§ What you will do:
Please write the listing below out again exactly, leaving every picture behind.

§ Recorded information:
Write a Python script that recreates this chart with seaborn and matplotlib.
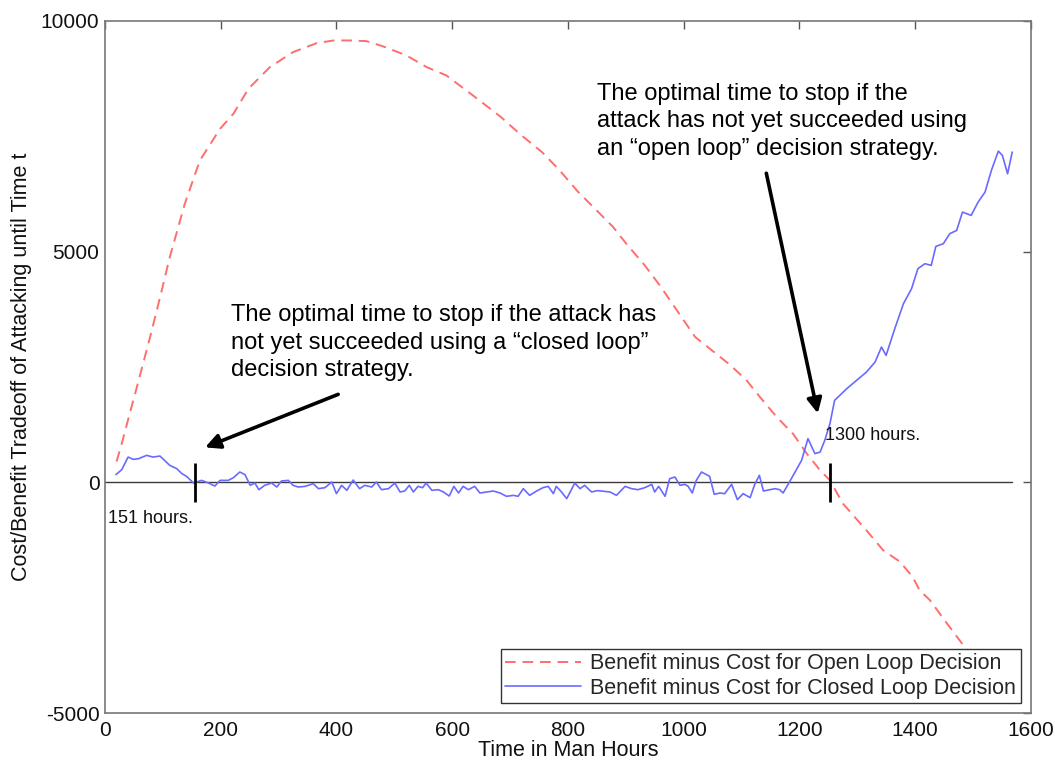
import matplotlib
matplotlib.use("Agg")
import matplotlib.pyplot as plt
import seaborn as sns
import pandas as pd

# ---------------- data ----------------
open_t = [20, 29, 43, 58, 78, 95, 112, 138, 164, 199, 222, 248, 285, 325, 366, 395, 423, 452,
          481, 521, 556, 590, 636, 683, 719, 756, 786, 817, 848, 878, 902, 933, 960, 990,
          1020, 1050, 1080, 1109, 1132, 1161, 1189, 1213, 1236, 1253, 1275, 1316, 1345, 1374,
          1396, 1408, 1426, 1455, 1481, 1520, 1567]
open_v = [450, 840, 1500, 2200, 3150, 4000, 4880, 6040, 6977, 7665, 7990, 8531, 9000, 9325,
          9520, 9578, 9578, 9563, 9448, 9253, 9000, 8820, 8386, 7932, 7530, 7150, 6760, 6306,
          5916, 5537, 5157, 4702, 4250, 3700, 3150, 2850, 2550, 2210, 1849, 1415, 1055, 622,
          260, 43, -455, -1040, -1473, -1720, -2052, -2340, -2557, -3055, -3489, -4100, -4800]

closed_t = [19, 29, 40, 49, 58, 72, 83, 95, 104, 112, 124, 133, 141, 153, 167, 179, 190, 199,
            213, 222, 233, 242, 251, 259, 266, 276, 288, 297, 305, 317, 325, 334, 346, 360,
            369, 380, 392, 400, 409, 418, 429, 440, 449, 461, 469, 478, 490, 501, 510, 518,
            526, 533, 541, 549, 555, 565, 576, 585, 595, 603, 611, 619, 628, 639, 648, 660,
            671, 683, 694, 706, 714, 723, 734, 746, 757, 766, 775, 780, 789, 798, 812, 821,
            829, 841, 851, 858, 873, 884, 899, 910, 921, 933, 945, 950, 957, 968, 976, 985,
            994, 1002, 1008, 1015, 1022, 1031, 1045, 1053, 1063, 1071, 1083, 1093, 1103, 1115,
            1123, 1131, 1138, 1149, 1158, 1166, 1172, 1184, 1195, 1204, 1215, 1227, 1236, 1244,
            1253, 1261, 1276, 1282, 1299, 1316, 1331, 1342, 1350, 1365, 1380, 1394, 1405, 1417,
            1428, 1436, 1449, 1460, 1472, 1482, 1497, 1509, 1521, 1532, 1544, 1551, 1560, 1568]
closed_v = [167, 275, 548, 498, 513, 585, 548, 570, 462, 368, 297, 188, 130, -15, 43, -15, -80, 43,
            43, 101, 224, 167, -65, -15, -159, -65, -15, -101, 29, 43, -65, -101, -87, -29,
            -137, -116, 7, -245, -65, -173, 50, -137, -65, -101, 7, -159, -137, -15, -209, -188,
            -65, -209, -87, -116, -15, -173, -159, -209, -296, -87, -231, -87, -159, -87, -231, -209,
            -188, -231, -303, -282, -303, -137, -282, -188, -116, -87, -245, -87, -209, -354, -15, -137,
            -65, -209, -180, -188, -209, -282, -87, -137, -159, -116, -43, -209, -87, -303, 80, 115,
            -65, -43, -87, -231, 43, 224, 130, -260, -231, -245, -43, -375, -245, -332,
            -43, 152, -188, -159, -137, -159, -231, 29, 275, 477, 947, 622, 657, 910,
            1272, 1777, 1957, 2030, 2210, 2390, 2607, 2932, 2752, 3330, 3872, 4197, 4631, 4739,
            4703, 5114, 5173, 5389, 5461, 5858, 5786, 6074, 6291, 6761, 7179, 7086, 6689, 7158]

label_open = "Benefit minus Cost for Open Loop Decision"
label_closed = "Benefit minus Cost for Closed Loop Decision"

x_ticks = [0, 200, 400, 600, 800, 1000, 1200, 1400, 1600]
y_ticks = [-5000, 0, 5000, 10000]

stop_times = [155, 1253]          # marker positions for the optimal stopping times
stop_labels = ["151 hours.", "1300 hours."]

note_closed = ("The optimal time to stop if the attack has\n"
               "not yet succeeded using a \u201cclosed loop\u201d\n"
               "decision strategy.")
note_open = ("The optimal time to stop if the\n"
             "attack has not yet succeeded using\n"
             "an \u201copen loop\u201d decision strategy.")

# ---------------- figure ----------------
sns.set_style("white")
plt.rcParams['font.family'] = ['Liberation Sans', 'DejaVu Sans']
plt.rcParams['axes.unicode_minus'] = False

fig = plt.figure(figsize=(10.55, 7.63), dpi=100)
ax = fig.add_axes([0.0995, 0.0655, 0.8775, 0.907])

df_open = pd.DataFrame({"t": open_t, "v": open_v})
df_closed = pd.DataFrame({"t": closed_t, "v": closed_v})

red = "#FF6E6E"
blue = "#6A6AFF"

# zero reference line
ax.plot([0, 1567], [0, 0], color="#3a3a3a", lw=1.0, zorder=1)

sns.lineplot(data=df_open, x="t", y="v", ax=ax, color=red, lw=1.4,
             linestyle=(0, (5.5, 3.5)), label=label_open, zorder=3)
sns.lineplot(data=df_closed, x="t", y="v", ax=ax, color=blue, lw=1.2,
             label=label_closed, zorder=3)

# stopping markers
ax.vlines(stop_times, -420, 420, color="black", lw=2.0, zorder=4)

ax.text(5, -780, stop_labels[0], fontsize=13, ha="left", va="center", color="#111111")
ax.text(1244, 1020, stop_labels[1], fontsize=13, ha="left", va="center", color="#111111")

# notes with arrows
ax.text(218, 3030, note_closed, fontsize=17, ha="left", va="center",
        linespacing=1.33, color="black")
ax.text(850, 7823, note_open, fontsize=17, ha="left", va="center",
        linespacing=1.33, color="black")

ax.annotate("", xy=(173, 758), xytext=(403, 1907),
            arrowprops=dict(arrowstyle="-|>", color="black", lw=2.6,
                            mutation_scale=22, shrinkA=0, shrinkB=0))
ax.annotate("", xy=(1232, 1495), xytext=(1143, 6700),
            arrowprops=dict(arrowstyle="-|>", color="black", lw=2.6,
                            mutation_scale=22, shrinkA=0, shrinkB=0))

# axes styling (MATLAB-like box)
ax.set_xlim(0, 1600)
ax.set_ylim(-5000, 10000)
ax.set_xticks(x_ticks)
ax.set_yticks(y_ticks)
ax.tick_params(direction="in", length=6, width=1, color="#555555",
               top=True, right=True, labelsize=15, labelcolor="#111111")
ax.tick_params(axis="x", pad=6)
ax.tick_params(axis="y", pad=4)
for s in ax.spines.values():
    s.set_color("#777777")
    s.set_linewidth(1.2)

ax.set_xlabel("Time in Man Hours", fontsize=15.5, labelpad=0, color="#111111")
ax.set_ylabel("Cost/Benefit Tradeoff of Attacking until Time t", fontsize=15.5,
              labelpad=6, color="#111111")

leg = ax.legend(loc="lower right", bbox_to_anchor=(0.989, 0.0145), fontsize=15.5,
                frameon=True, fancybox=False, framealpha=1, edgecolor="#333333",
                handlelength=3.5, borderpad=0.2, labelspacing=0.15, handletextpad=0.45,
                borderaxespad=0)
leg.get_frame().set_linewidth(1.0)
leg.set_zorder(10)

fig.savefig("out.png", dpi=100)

§ Response to the exercise:
Write a Python script that recreates this chart with seaborn and matplotlib.
import matplotlib
matplotlib.use("Agg")
import matplotlib.pyplot as plt
import seaborn as sns
import pandas as pd

# ---------------- data ----------------
open_t = [20, 29, 43, 58, 78, 95, 112, 138, 164, 199, 222, 248, 285, 325, 366, 395, 423, 452,
          481, 521, 556, 590, 636, 683, 719, 756, 786, 817, 848, 878, 902, 933, 960, 990,
          1020, 1050, 1080, 1109, 1132, 1161, 1189, 1213, 1236, 1253, 1275, 1316, 1345, 1374,
          1396, 1408, 1426, 1455, 1481, 1520, 1567]
open_v = [450, 840, 1500, 2200, 3150, 4000, 4880, 6040, 6977, 7665, 7990, 8531, 9000, 9325,
          9520, 9578, 9578, 9563, 9448, 9253, 9000, 8820, 8386, 7932, 7530, 7150, 6760, 6306,
          5916, 5537, 5157, 4702, 4250, 3700, 3150, 2850, 2550, 2210, 1849, 1415, 1055, 622,
          260, 43, -455, -1040, -1473, -1720, -2052, -2340, -2557, -3055, -3489, -4100, -4800]

closed_t = [19, 29, 40, 49, 58, 72, 83, 95, 104, 112, 124, 133, 141, 153, 167, 179, 190, 199,
            213, 222, 233, 242, 251, 259, 266, 276, 288, 297, 305, 317, 325, 334, 346, 360,
            369, 380, 392, 400, 409, 418, 429, 440, 449, 461, 469, 478, 490, 501, 510, 518,
            526, 533, 541, 549, 555, 565, 576, 585, 595, 603, 611, 619, 628, 639, 648, 660,
            671, 683, 694, 706, 714, 723, 734, 746, 757, 766, 775, 780, 789, 798, 812, 821,
            829, 841, 851, 858, 873, 884, 899, 910, 921, 933, 945, 950, 957, 968, 976, 985,
            994, 1002, 1008, 1015, 1022, 1031, 1045, 1053, 1063, 1071, 1083, 1093, 1103, 1115,
            1123, 1131, 1138, 1149, 1158, 1166, 1172, 1184, 1195, 1204, 1215, 1227, 1236, 1244,
            1253, 1261, 1276, 1282, 1299, 1316, 1331, 1342, 1350, 1365, 1380, 1394, 1405, 1417,
            1428, 1436, 1449, 1460, 1472, 1482, 1497, 1509, 1521, 1532, 1544, 1551, 1560, 1568]
closed_v = [167, 275, 548, 498, 513, 585, 548, 570, 462, 368, 297, 188, 130, -15, 43, -15, -80, 43,
            43, 101, 224, 167, -65, -15, -159, -65, -15, -101, 29, 43, -65, -101, -87, -29,
            -137, -116, 7, -245, -65, -173, 50, -137, -65, -101, 7, -159, -137, -15, -209, -188,
            -65, -209, -87, -116, -15, -173, -159, -209, -296, -87, -231, -87, -159, -87, -231, -209,
            -188, -231, -303, -282, -303, -137, -282, -188, -116, -87, -245, -87, -209, -354, -15, -137,
            -65, -209, -180, -188, -209, -282, -87, -137, -159, -116, -43, -209, -87, -303, 80, 115,
            -65, -43, -87, -231, 43, 224, 130, -260, -231, -245, -43, -375, -245, -332,
            -43, 152, -188, -159, -137, -159, -231, 29, 275, 477, 947, 622, 657, 910,
            1272, 1777, 1957, 2030, 2210, 2390, 2607, 2932, 2752, 3330, 3872, 4197, 4631, 4739,
            4703, 5114, 5173, 5389, 5461, 5858, 5786, 6074, 6291, 6761, 7179, 7086, 6689, 7158]

label_open = "Benefit minus Cost for Open Loop Decision"
label_closed = "Benefit minus Cost for Closed Loop Decision"

x_ticks = [0, 200, 400, 600, 800, 1000, 1200, 1400, 1600]
y_ticks = [-5000, 0, 5000, 10000]

stop_times = [155, 1253]          # marker positions for the optimal stopping times
stop_labels = ["151 hours.", "1300 hours."]

note_closed = ("The optimal time to stop if the attack has\n"
               "not yet succeeded using a \u201cclosed loop\u201d\n"
               "decision strategy.")
note_open = ("The optimal time to stop if the\n"
             "attack has not yet succeeded using\n"
             "an \u201copen loop\u201d decision strategy.")

# ---------------- figure ----------------
sns.set_style("white")
plt.rcParams['font.family'] = ['Liberation Sans', 'DejaVu Sans']
plt.rcParams['axes.unicode_minus'] = False

fig = plt.figure(figsize=(10.55, 7.63), dpi=100)
ax = fig.add_axes([0.0995, 0.0655, 0.8775, 0.907])

df_open = pd.DataFrame({"t": open_t, "v": open_v})
df_closed = pd.DataFrame({"t": closed_t, "v": closed_v})

red = "#FF6E6E"
blue = "#6A6AFF"

# zero reference line
ax.plot([0, 1567], [0, 0], color="#3a3a3a", lw=1.0, zorder=1)

sns.lineplot(data=df_open, x="t", y="v", ax=ax, color=red, lw=1.4,
             linestyle=(0, (5.5, 3.5)), label=label_open, zorder=3)
sns.lineplot(data=df_closed, x="t", y="v", ax=ax, color=blue, lw=1.2,
             label=label_closed, zorder=3)

# stopping markers
ax.vlines(stop_times, -420, 420, color="black", lw=2.0, zorder=4)

ax.text(5, -780, stop_labels[0], fontsize=13, ha="left", va="center", color="#111111")
ax.text(1244, 1020, stop_labels[1], fontsize=13, ha="left", va="center", color="#111111")

# notes with arrows
ax.text(218, 3030, note_closed, fontsize=17, ha="left", va="center",
        linespacing=1.33, color="black")
ax.text(850, 7823, note_open, fontsize=17, ha="left", va="center",
        linespacing=1.33, color="black")

ax.annotate("", xy=(173, 758), xytext=(403, 1907),
            arrowprops=dict(arrowstyle="-|>", color="black", lw=2.6,
                            mutation_scale=22, shrinkA=0, shrinkB=0))
ax.annotate("", xy=(1232, 1495), xytext=(1143, 6700),
            arrowprops=dict(arrowstyle="-|>", color="black", lw=2.6,
                            mutation_scale=22, shrinkA=0, shrinkB=0))

# axes styling (MATLAB-like box)
ax.set_xlim(0, 1600)
ax.set_ylim(-5000, 10000)
ax.set_xticks(x_ticks)
ax.set_yticks(y_ticks)
ax.tick_params(direction="in", length=6, width=1, color="#555555",
               top=True, right=True, labelsize=15, labelcolor="#111111")
ax.tick_params(axis="x", pad=6)
ax.tick_params(axis="y", pad=4)
for s in ax.spines.values():
    s.set_color("#777777")
    s.set_linewidth(1.2)

ax.set_xlabel("Time in Man Hours", fontsize=15.5, labelpad=0, color="#111111")
ax.set_ylabel("Cost/Benefit Tradeoff of Attacking until Time t", fontsize=15.5,
              labelpad=6, color="#111111")

leg = ax.legend(loc="lower right", bbox_to_anchor=(0.989, 0.0145), fontsize=15.5,
                frameon=True, fancybox=False, framealpha=1, edgecolor="#333333",
                handlelength=3.5, borderpad=0.2, labelspacing=0.15, handletextpad=0.45,
                borderaxespad=0)
leg.get_frame().set_linewidth(1.0)
leg.set_zorder(10)

fig.savefig("out.png", dpi=100)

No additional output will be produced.